One easy example is the recent presidential election. Social media companies like Facebook and Twitter both played major roles in:
- The spread of misinformation
- What people learned about each candidate
- How both major candidates communicated with their supporters and opponents
Because of this, it’s no stretch to say that social media corporate giants directly impacted the US presidential election in a way that many other companies have never been able to. Therefore, it follows that the US government is a stakeholder in both the actions and the performance of major social media companies.
Sometimes, the government can be a stakeholder in companies by providing subsidies or cash injections. For example, many student loans are given out by the federal government to universities, including grants.
In these ways, governments, and the nations that they represent, are direct and indirect stakeholders for many businesses that grow to be large enough to affect the broader national or worldwide economy.
Lastly, local communities can also be stakeholders in business actions and relations. Imagine the quintessential American coal town from the mid 20th century. In this time, such towns revolved around the factories or coal mines that employed the majority of working-class individuals for decades.
Because of this reliance, the communities of the towns were also stakeholders in the performance of those coal mines or manufacturing plants. As manufacturing plants have decreased in importance in America, communities that once relied on them for employment and benefits have suffered as a result.
But communities can also be stakeholders to companies for other reasons. For example, a company that cuts down a local forest or removes a local park for new development or retail centers directly impacts the community’s access to natural beauty and recreational areas.
Interval vs External Stakeholders
While all of the above stakeholders count as distinct types, they can largely be broken down into two subtypes: internal and external.
The company’s performance significantly impacts internal stakeholders or any stakeholders. For example, a venture capital firm that invests in a tech startup is an internal stakeholder. The company’s financial performance directly impacts the venture-capital firm since they expect a return on their investment.

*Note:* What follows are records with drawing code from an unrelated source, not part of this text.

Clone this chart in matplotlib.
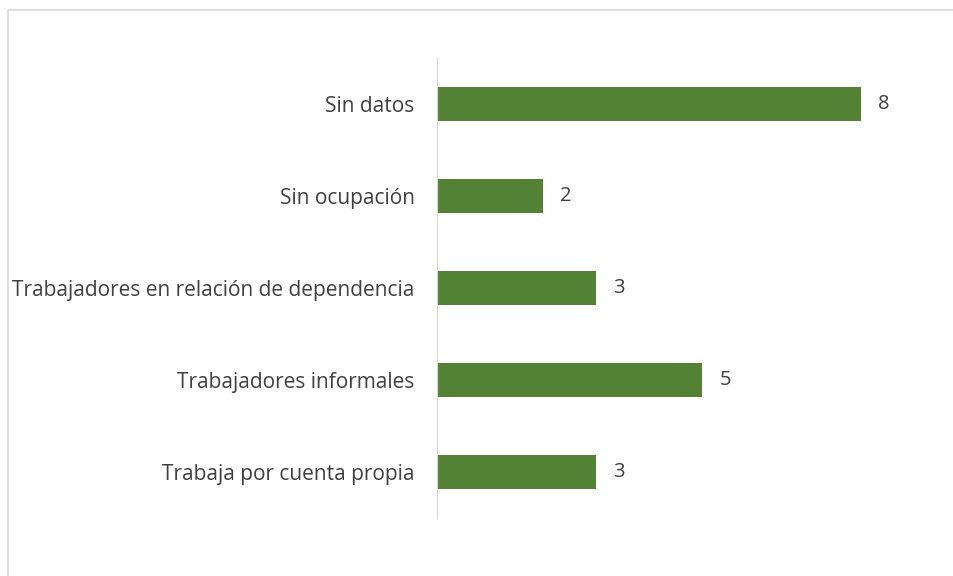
import matplotlib.pyplot as plt
from matplotlib.patches import Rectangle

categorias = ['Sin datos', 'Sin ocupación', 'Trabajadores en relación de dependencia',
              'Trabajadores informales', 'Trabaja por cuenta propia']
valores = [8, 2, 3, 5, 3]

plt.rcParams['font.family'] = ['Open Sans', 'DejaVu Sans']

fig = plt.figure(figsize=(9.54, 5.76), dpi=100)
ax = fig.add_axes([0.458, 0.1007, 0.50, 0.798])

# borde del área del gráfico (se sale por la derecha y abajo)
fig.patches.append(Rectangle((8 / 954, -0.05), 1.0, 1 - 10 / 576 + 0.05,
                             transform=fig.transFigure, fill=False,
                             edgecolor='#d9d9d9', linewidth=1.2))

pos = list(range(len(categorias)))[::-1]
ax.barh(pos, valores, height=0.37, color='#548235')

for p, v in zip(pos, valores):
    ax.text(v + 0.33, p, str(v), va='center', ha='left', fontsize=14.5, color='#404040')

ax.set_yticks(pos)
ax.set_yticklabels(categorias, fontsize=15, color='#404040')
ax.tick_params(axis='y', length=0, pad=16)
ax.set_xticks([])
ax.set_xlim(0, 9)
ax.set_ylim(-0.5, 4.5)

for s in ['top', 'right', 'bottom']:
    ax.spines[s].set_visible(False)
ax.spines['left'].set_color('#d9d9d9')

fig.savefig('out.png', dpi=100)
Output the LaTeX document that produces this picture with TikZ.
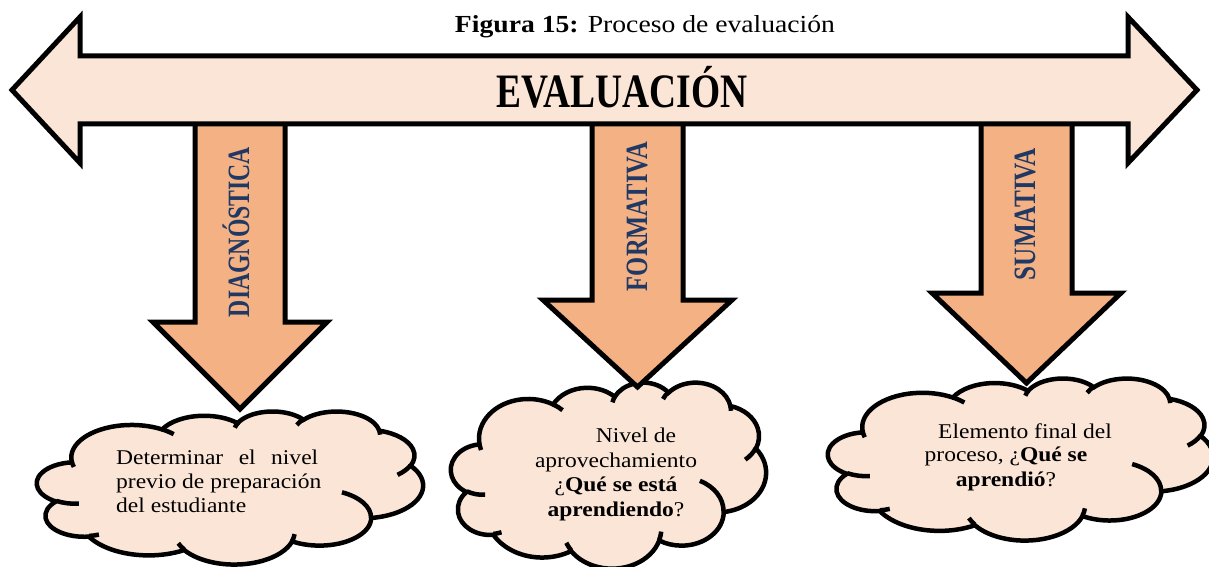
\documentclass[tikz,border=0pt]{standalone}
\usepackage{fontspec}
\usepackage{graphicx}
\setmainfont{Liberation Serif}
\newfontfamily\cfont{Liberation Serif}[FakeStretch=1.12]
\definecolor{peach}{HTML}{FBE5D6}
\definecolor{arrowor}{HTML}{F4B183}
\definecolor{navy}{HTML}{1F3864}
% DrawingML-style arc: wR, hR, start (visual) angle, sweep
\newcommand\carc[4]{arc[x radius=#1pt, y radius=#2pt,
  start angle={atan2((#1)*sin(#3),(#2)*cos(#3))},
  delta angle={mod(atan2((#1)*sin((#3)+(#4)),(#2)*cos((#3)+(#4)))-atan2((#1)*sin(#3),(#2)*cos(#3))+720,360)}]}
\newcommand\wordcloud[4]{%
  \begin{scope}[shift={(#1,#2)},xscale=#3/43.2,yscale=#4/43.2]
    \path[cloudfill] (3.9,14.37)
      \carc{6.753}{9.190}{-190.4875}{123.7805}
      \carc{5.333}{7.267}{-144.1024}{89.9452}
      \carc{4.365}{5.945}{-145.8079}{99.7230}
      \carc{4.857}{6.595}{-130.9861}{117.2417}
      \carc{5.333}{7.273}{-78.7089}{109.0269}
      \carc{6.775}{9.220}{-46.2673}{130.2690}
      \carc{5.785}{7.867}{0.6250}{114.0333}
      \carc{6.752}{9.215}{22.4516}{115.1726}
      \carc{7.720}{10.543}{66.2426}{75.7110}
      \carc{4.360}{5.918}{-274.9421}{146.7356}
      \carc{4.345}{5.945}{-246.8285}{152.5189}
      -- cycle;
    \path[cloudline]
      (4.693,26.177) \carc{4.345}{5.945}{86.742}{26.4295}
      (6.928,34.899) \carc{4.360}{5.918}{73.6105}{11.4475}
      (16.478,39.090) \carc{6.752}{9.215}{137.6242}{14.0811}
      (28.827,34.751) \carc{6.752}{9.215}{6.4533}{15.9984}
      (34.129,22.954) \carc{5.785}{7.867}{-70.2924}{70.9174}
      (41.798,15.354) \carc{5.333}{7.273}{30.3180}{27.7515}
      (38.324,5.426) \carc{4.857}{6.595}{-13.7443}{14.8589}
      (29.078,3.952) \carc{4.857}{6.595}{-149.1815}{18.1954}
      (22.141,4.720) \carc{4.365}{5.945}{-163.4943}{17.6864}
      (14.000,5.192) \carc{6.753}{9.190}{-66.7070}{12.3194}
      (4.127,15.789) \carc{6.753}{9.190}{157.6544}{11.8582};
  \end{scope}}
\begin{document}
\begin{tikzpicture}[x=1pt,y=1pt,yscale=-1,
  cloudfill/.style={fill=peach,draw=black,line width=4.5pt},
  cloudline/.style={draw=black,line width=4.5pt},
  downarrow/.style={fill=arrowor,draw=black,line width=5pt,line join=miter},
  bigarrow/.style={fill=peach,draw=black,line width=5pt,line join=miter},
  ctext/.style={inner sep=0pt,font=\cfont\fontsize{21}{24}\selectfont},
  vlabel/.style={rotate=90,anchor=base,inner sep=0pt,text=navy,font=\bfseries\fontsize{31}{34}\selectfont}]
\useasboundingbox (0,0) rectangle (1209,567);
\fill[white] (0,0) rectangle (1209,567);

% clouds
\wordcloud{37}{411}{386}{153}
\wordcloud{451}{382}{315}{186}
\wordcloud{828}{378}{385}{162}

% down arrows
\path[downarrow] (195,110) -- (195,322) -- (153,322) -- (240,409) -- (327,322) -- (285,322) -- (285,110) -- cycle;
\path[downarrow] (592,110) -- (592,300) -- (543,300) -- (637.5,387) -- (732,300) -- (683,300) -- (683,110) -- cycle;
\path[downarrow] (981,110) -- (981,293) -- (932,293) -- (1026.5,383) -- (1121,293) -- (1072,293) -- (1072,110) -- cycle;

% big double arrow
\path[bigarrow] (12,90) -- (80,17) -- (80,56) -- (1128,56) -- (1128,17) -- (1197,90) -- (1128,163) -- (1128,124) -- (80,124) -- (80,163) -- cycle;

% texts
\node[anchor=base,inner sep=0pt,font=\fontsize{24.5}{28}\selectfont] (title) at (645,33)
  {\resizebox{380pt}{\height}{\textbf{Figura 15:} Proceso de evaluación}};
\node[anchor=base,inner sep=0pt,font=\bfseries\fontsize{48}{50}\selectfont] (eval) at (622,108)
  {\resizebox{251pt}{\height}{EVALUACIÓN}};
\node[vlabel] (diag) at (249,232) {\resizebox{170pt}{\height}{DIAGNÓSTICA}};
\node[vlabel] (form) at (647,216.5) {\resizebox{149pt}{\height}{FORMATIVA}};
\node[vlabel] (suma) at (1035,214) {\resizebox{132pt}{\height}{SUMATIVA}};

\node[ctext,anchor=base west] (c1a) at (116,464) {\makebox[202pt][s]{Determinar el nivel}};
\node[ctext,anchor=base west] (c1b) at (116,488) {previo de preparación};
\node[ctext,anchor=base west] (c1c) at (116,512) {del estudiante};

\node[ctext,anchor=base] (c2a) at (636,442) {Nivel de};
\node[ctext,anchor=base] (c2b) at (616,467) {aprovechamiento};
\node[ctext,anchor=base] (c2c) at (616,491) {¿\textbf{Qué se está}};
\begin{scope}
  \clip (440,495) rectangle (800,520);
  \node[ctext,anchor=base] (c2d) at (616,516) {\textbf{aprendiendo}?};
\end{scope}

\node[ctext,anchor=base] (c3a) at (1025,438) {Elemento final del};
\node[ctext,anchor=base] (c3b) at (1006,461) {proceso, ¿\textbf{Qué se}};
\node[ctext,anchor=base] (c3c) at (1006,486) {\textbf{aprendió}?};
\end{tikzpicture}
\end{document}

In contrast, an external stakeholder is not directly related to the company in question but may still be affected by the company’s actions or decisions. For instance, a person who loves going to a local park, which is torn down to build a new retail center, is an external stakeholder since they were indirectly affected by the company’s decision to expand.
Understanding the roles of internal and external stakeholders and how much attention you should pity each group will impact whether a business decision is wise in the long run.
Are Stakeholders the Same as Shareholders?
Not necessarily, but they can be. In fact, all shareholders are stakeholders, but not all stakeholders are shareholders.
Shareholders have financial interests in the company, typically by having one or more shares of stock in the company on the stock market. In this way, shareholders are directly impacted by the company’s performance, so they have a vested interest in helping it succeed or advocating for it.
However, it’s easy to see that some stakeholders are not shareholders at all. For example, suppliers and vendors are not shareholders of a company even though they have a financial interest in its performance and directly impact its ability to turn a profit.
They don’t own any part of the company in any capacity. So they are not shareholders even though they are still stakeholders.
Ultimately, stakeholders are hugely important things to consider as you grow your business and develop a long-term business plan. Some stakeholders are certainly more important than others, but which ones you should prioritize when making your decisions or alleviating concerns will depend on how much they impact your business, as well as your company’s moral focuses and standards.